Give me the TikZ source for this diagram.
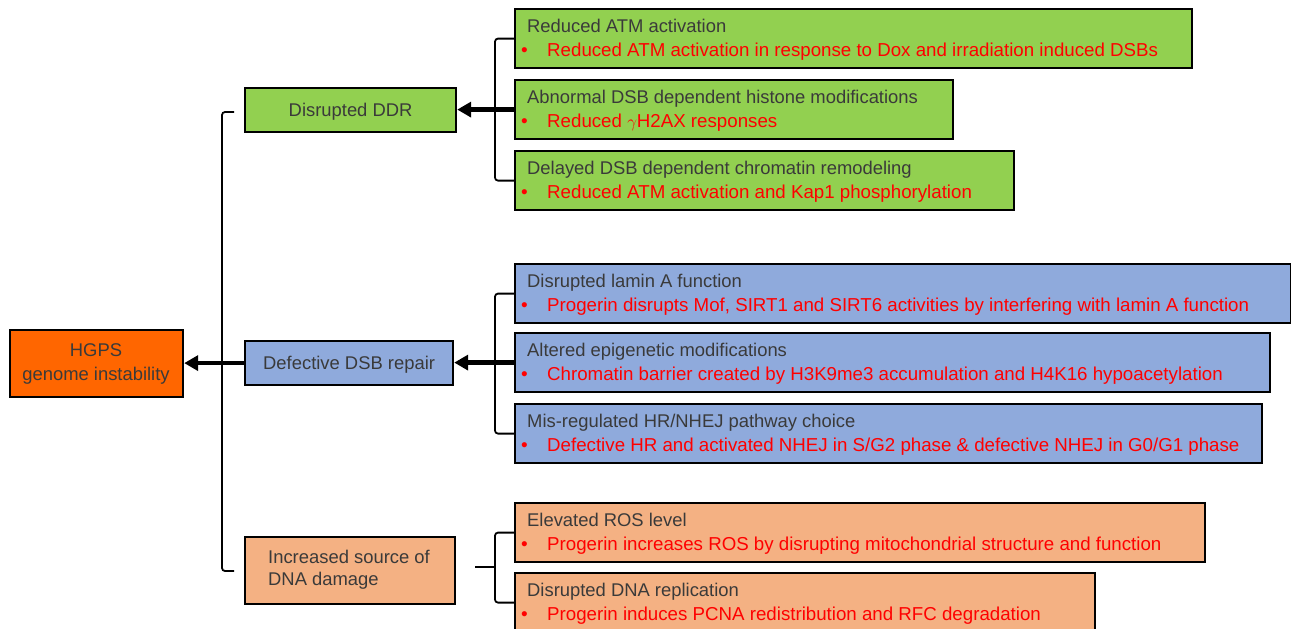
\documentclass[tikz,border=0pt]{standalone}
\usepackage{fontspec}
\setmainfont{Liberation Sans}
\usetikzlibrary{arrows.meta}
\definecolor{cgreen}{HTML}{92D050}
\definecolor{cblue}{HTML}{8FAADC}
\definecolor{corange}{HTML}{FF6600}
\definecolor{cpeach}{HTML}{F4B183}
\definecolor{ctext}{HTML}{3A3A3A}
\definecolor{cred}{HTML}{FF0000}
\begin{document}
\begin{tikzpicture}[x=1pt,y=-1pt,
  box/.style={draw=black, line width=2.2pt, anchor=north west, inner sep=0pt},
  txt/.style={inner sep=0pt, text=ctext, font=\fontsize{18.4}{22}\selectfont},
  ttl/.style={txt, anchor=base west},
  itm/.style={anchor=base west, inner sep=0pt, text=cred, font=\fontsize{18.7}{22}\selectfont},
  bul/.style={anchor=base west, inner sep=0pt, text=cred, font=\fontsize{19}{22}\selectfont},
  conn/.style={line width=1.8pt, rounded corners=3pt},
  bigarrow/.style={line width=4.5pt, -{Triangle[length=14pt,width=15pt]}}
]
\useasboundingbox (0,0) rectangle (1291,629);

% left column boxes
\node[box, fill=corange, minimum width=173pt, minimum height=67pt] (hgps) at (9,329) {};
\node[txt, anchor=base] (hgpst1) at (96,356) {HGPS};
\node[txt, anchor=base] (hgpst2) at (96,380) {genome instability};

\node[box, fill=cgreen, minimum width=211pt, minimum height=44pt] (ddr) at (244,87) {};
\node[txt, anchor=base] (ddrt) at ([yshift=-6.5pt]ddr.center) {Disrupted DDR};

\node[box, fill=cblue, minimum width=208pt, minimum height=44pt] (dsb) at (244,340) {};
\node[txt, anchor=base] (dsbt) at ([yshift=-6.5pt]dsb.center) {Defective DSB repair};

\node[box, fill=cpeach, minimum width=210pt, minimum height=67pt] (inc) at (244,536) {};
\node[txt, anchor=base west] (inct1) at (268,563) {Increased source of};
\node[txt, anchor=base west] (inct2) at (268,585) {DNA damage};

% right column boxes
\newcommand{\rbox}[6]{%
  \node[box, fill=#2, minimum width=#4pt, minimum height=59pt] (#1) at (514,#3) {};
  \node[ttl] (#1t) at (527,#3+24.5) {#5};
  \node[bul] (#1b) at (521,#3+48.5) {\textbullet};
  \node[itm] (#1i) at (547,#3+48.5) {#6};
}
\rbox{r1}{cgreen}{8}{677}{Reduced ATM activation}{Reduced ATM activation in response to Dox and irradiation induced DSBs}
\rbox{r2}{cgreen}{79}{438}{Abnormal DSB dependent histone modifications}{Reduced $\gamma$H2AX responses}
\rbox{r3}{cgreen}{150}{499}{Delayed DSB dependent chromatin remodeling}{Reduced ATM activation and Kap1 phosphorylation}
\rbox{r4}{cblue}{263}{776}{Disrupted lamin A function}{Progerin disrupts Mof, SIRT1 and SIRT6 activities by interfering with lamin A function}
\rbox{r5}{cblue}{332}{755}{Altered epigenetic modifications}{Chromatin barrier created by H3K9me3 accumulation and H4K16 hypoacetylation}
\rbox{r6}{cblue}{403}{747}{Mis-regulated HR/NHEJ pathway choice}{Defective HR and activated NHEJ in S/G2 phase \& defective NHEJ in G0/G1 phase}
\rbox{r7}{cpeach}{502}{690}{Elevated ROS level}{Progerin increases ROS by disrupting mitochondrial structure and function}
\rbox{r8}{cpeach}{572}{580}{Disrupted DNA replication}{Progerin induces PCNA redistribution and RFC degradation}

% brackets
\coordinate (mt) at (234,112);
\coordinate (mb) at (234,571);
\draw[conn] (mt) -- ++(-12,0) |- (mb);
\draw[conn] (r1.west) -- ++(-19,0) |- (r3.west);
\draw[conn] (r4.west) -- ++(-19,0) |- (r6.west);
\draw[conn] (r7.west) -- ++(-19,0) |- (r8.west);
\coordinate (bt) at (475,567);
\draw[line width=1.8pt] (bt) -- ++(20,0);

% arrows
\draw[bigarrow] (r2.west) -- (r2.west -| ddr.east);
\draw[bigarrow] (r5.west) -- (r5.west -| dsb.east);
\draw[bigarrow] (dsb.west) -- (dsb.west -| hgps.east);
\end{tikzpicture}
\end{document}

..............................

**TASK STATEMENT**
Restate the listing above word for word, and skip the pictures.

**FULL SOLUTION**
Give me the TikZ source for this diagram.
\documentclass[tikz,border=0pt]{standalone}
\usepackage{fontspec}
\setmainfont{Liberation Sans}
\usetikzlibrary{arrows.meta}
\definecolor{cgreen}{HTML}{92D050}
\definecolor{cblue}{HTML}{8FAADC}
\definecolor{corange}{HTML}{FF6600}
\definecolor{cpeach}{HTML}{F4B183}
\definecolor{ctext}{HTML}{3A3A3A}
\definecolor{cred}{HTML}{FF0000}
\begin{document}
\begin{tikzpicture}[x=1pt,y=-1pt,
  box/.style={draw=black, line width=2.2pt, anchor=north west, inner sep=0pt},
  txt/.style={inner sep=0pt, text=ctext, font=\fontsize{18.4}{22}\selectfont},
  ttl/.style={txt, anchor=base west},
  itm/.style={anchor=base west, inner sep=0pt, text=cred, font=\fontsize{18.7}{22}\selectfont},
  bul/.style={anchor=base west, inner sep=0pt, text=cred, font=\fontsize{19}{22}\selectfont},
  conn/.style={line width=1.8pt, rounded corners=3pt},
  bigarrow/.style={line width=4.5pt, -{Triangle[length=14pt,width=15pt]}}
]
\useasboundingbox (0,0) rectangle (1291,629);

% left column boxes
\node[box, fill=corange, minimum width=173pt, minimum height=67pt] (hgps) at (9,329) {};
\node[txt, anchor=base] (hgpst1) at (96,356) {HGPS};
\node[txt, anchor=base] (hgpst2) at (96,380) {genome instability};

\node[box, fill=cgreen, minimum width=211pt, minimum height=44pt] (ddr) at (244,87) {};
\node[txt, anchor=base] (ddrt) at ([yshift=-6.5pt]ddr.center) {Disrupted DDR};

\node[box, fill=cblue, minimum width=208pt, minimum height=44pt] (dsb) at (244,340) {};
\node[txt, anchor=base] (dsbt) at ([yshift=-6.5pt]dsb.center) {Defective DSB repair};

\node[box, fill=cpeach, minimum width=210pt, minimum height=67pt] (inc) at (244,536) {};
\node[txt, anchor=base west] (inct1) at (268,563) {Increased source of};
\node[txt, anchor=base west] (inct2) at (268,585) {DNA damage};

% right column boxes
\newcommand{\rbox}[6]{%
  \node[box, fill=#2, minimum width=#4pt, minimum height=59pt] (#1) at (514,#3) {};
  \node[ttl] (#1t) at (527,#3+24.5) {#5};
  \node[bul] (#1b) at (521,#3+48.5) {\textbullet};
  \node[itm] (#1i) at (547,#3+48.5) {#6};
}
\rbox{r1}{cgreen}{8}{677}{Reduced ATM activation}{Reduced ATM activation in response to Dox and irradiation induced DSBs}
\rbox{r2}{cgreen}{79}{438}{Abnormal DSB dependent histone modifications}{Reduced $\gamma$H2AX responses}
\rbox{r3}{cgreen}{150}{499}{Delayed DSB dependent chromatin remodeling}{Reduced ATM activation and Kap1 phosphorylation}
\rbox{r4}{cblue}{263}{776}{Disrupted lamin A function}{Progerin disrupts Mof, SIRT1 and SIRT6 activities by interfering with lamin A function}
\rbox{r5}{cblue}{332}{755}{Altered epigenetic modifications}{Chromatin barrier created by H3K9me3 accumulation and H4K16 hypoacetylation}
\rbox{r6}{cblue}{403}{747}{Mis-regulated HR/NHEJ pathway choice}{Defective HR and activated NHEJ in S/G2 phase \& defective NHEJ in G0/G1 phase}
\rbox{r7}{cpeach}{502}{690}{Elevated ROS level}{Progerin increases ROS by disrupting mitochondrial structure and function}
\rbox{r8}{cpeach}{572}{580}{Disrupted DNA replication}{Progerin induces PCNA redistribution and RFC degradation}

% brackets
\coordinate (mt) at (234,112);
\coordinate (mb) at (234,571);
\draw[conn] (mt) -- ++(-12,0) |- (mb);
\draw[conn] (r1.west) -- ++(-19,0) |- (r3.west);
\draw[conn] (r4.west) -- ++(-19,0) |- (r6.west);
\draw[conn] (r7.west) -- ++(-19,0) |- (r8.west);
\coordinate (bt) at (475,567);
\draw[line width=1.8pt] (bt) -- ++(20,0);

% arrows
\draw[bigarrow] (r2.west) -- (r2.west -| ddr.east);
\draw[bigarrow] (r5.west) -- (r5.west -| dsb.east);
\draw[bigarrow] (dsb.west) -- (dsb.west -| hgps.east);
\end{tikzpicture}
\end{document}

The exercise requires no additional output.